Tired of war and devastation, local communities in the two districts, tasked Shuras or councils made up of 30 people selected by the communities, to visit every village and enlist elders, families, youth to engage with insurgent community and family members under the message of ‘leave or reintegrate.’ The Shuras also mediated between security forces and local communities to build trust. The result was a social movement which not only brought peace, but economic development. Having found peace, the two grape cultivating districts then lobbied government to construct a road and improve provision of water services, both of which are crucial to their grape production.

Similar peace processes led by local communities have been taking place in other parts of the country, such as the eastern province of Kunar, where a group of women nominated a delegation to engage with the Taliban in order to bring peace to their community.

“In Afghanistan, there are many small examples that display an inclusive attitude - one that is essential to a lasting peace. We at the UN have a mandate to assist Afghans as they seek a solution to their conflict” says UN envoy in Afghanistan, Tadamichi Yamamoto.
Using an analogy of an Afghan carpet to describe the peace process, Yamamoto says that peace must always include a social component, “a stitching together of a social fabric that has been shredded by war, any future peace must be inclusive, drawing on the threads in a patchwork peace process from province to province, district to district” he says.

“Many Afghans I listen to are demanding an end to violence and any further destruction of the social fabric. Their stories, woven together, give me hope that, in the coming months, more Afghans will work together at a grass roots level to repair trust and drive reconciliation” said Yamamoto.

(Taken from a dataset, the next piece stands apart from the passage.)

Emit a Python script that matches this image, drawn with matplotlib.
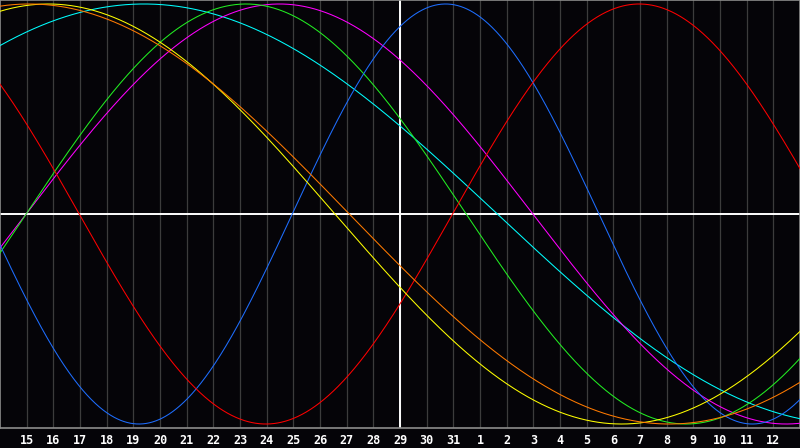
import numpy as np
import matplotlib
matplotlib.use("Agg")
import matplotlib.pyplot as plt

# Tick labels: days of month shown at each day gridline (day 14 is the left edge)
day_labels = [15, 16, 17, 18, 19, 20, 21, 22, 23, 24, 25, 26, 27, 28, 29, 30, 31,
              1, 2, 3, 4, 5, 6, 7, 8, 9, 10, 11, 12]
n_days = 30          # days spanned by the chart width
today_index = 15     # the "29" gridline (marked by the white vertical line)

# Biorhythm cycles: period (days) and cycle position (days into the cycle) at left edge
cycle_names  = ["physical", "emotional", "intellectual", "intuitive",
                "aesthetic", "awareness", "spiritual"]
periods      = [23, 28, 33, 38, 43, 48, 53]
start_phase  = [12.04, 11.03, 32.02, 37.02, 8.94, 10.9, 7.85]
colors       = ["#1e6eff", "#ff0000", "#22ee22", "#ff00ff",
                "#ffff00", "#ff7a00", "#00ffff"]
draw_order   = [6, 3, 2, 0, 1, 4, 5]

fig = plt.figure(figsize=(8.0, 4.48), dpi=100, facecolor="#050408")
ax = fig.add_axes([0, 20 / 448, 1, 428 / 448])
ax.set_facecolor("#050408")

d = np.linspace(0, n_days, 1500)
for i in draw_order:
    y = np.sin(2 * np.pi * (d + start_phase[i]) / periods[i])
    ax.plot(d, y, color=colors[i], lw=0.75, zorder=3, antialiased=True)

# day gridlines
for k in range(1, n_days):
    ax.axvline(k, color="#3c3c3c", lw=0.9, zorder=1)

# center cross
ax.axvline(today_index, color="white", lw=1.4, zorder=2)
ax.axhline(0, color="white", lw=1.4, zorder=2)

ax.set_xlim(0, n_days)
ax.set_ylim(-1.019, 1.019)

for s in ax.spines.values():
    s.set_color("#8c8c8c")
    s.set_linewidth(1.2)

ax.set_xticks(range(1, n_days))
ax.set_xticklabels([str(v) for v in day_labels], color="white",
                   fontfamily="DejaVu Sans Mono", fontweight="bold", fontsize=8.5)
ax.tick_params(axis="x", length=0, pad=4.5)
ax.set_yticks([])

fig.savefig("out.png", dpi=100, facecolor=fig.get_facecolor())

UNAMA has been working with media in the country’s south to build support for Afghan-led peace and reconciliation efforts. With educational facilities and government services have fallen prey to heavy fighting, there are about 30 independent radio outlets and four private television stations that remain operational in the five provinces of the region. 

In addition to media partners, UNAMA actively engages with local peace brokers including the Kandahar peace committee, civil society, tribal elders, journalists, maliks, women and youth. Several programmes including a recent television debate, brought together youth to discuss their role in building peace. Youth are among the most affected by violent conflict, due to high levels of poverty and unemployment, making them susceptible to recruitment by insurgents. Zma Radio, the media outlet broadcasting the radio series, is keeping the discussion going through its social media platforms.

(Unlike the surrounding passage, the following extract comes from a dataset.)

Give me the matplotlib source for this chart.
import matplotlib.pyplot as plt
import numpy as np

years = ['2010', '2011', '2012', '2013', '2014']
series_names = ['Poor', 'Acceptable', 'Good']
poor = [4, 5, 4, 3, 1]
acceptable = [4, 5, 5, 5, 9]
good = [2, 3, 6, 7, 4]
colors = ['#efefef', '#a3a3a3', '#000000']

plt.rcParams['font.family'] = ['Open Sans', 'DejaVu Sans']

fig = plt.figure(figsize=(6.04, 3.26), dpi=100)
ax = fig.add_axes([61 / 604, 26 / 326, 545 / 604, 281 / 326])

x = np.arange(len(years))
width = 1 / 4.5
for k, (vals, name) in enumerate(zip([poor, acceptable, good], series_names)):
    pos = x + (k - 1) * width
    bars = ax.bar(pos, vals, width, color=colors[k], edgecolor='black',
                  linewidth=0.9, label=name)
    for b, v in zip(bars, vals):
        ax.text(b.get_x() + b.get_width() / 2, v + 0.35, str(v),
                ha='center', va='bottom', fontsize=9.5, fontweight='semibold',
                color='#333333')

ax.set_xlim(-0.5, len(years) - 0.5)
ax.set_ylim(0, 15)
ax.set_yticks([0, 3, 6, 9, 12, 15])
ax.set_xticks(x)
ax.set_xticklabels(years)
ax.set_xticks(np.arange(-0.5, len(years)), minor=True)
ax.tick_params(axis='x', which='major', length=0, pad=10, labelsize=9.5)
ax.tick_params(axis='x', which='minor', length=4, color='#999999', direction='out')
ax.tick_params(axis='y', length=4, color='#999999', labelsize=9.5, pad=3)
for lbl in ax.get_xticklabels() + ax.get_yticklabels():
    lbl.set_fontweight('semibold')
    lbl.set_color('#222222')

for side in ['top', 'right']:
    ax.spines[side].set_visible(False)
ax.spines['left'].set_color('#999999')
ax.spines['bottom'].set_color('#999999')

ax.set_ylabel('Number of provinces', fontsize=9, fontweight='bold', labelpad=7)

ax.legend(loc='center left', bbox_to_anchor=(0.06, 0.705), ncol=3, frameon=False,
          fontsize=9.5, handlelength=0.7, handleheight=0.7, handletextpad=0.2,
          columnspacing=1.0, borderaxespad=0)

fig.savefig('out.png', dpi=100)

UNAMA is mandated to support the Afghan Government and the people of Afghanistan as a political mission that provides 'good offices' among other key services. 'Good offices' are diplomatic steps that the UN takes publicly and in private, drawing on its independence, impartiality and integrity, to prevent national and international disputes from arising, escalating or spreading.

UNAMA also promotes coherent development support by the international community; assists the process of peace and reconciliation; monitors and promotes human rights and the protection of civilians in armed conflict; promotes good governance; and encourages regional cooperation.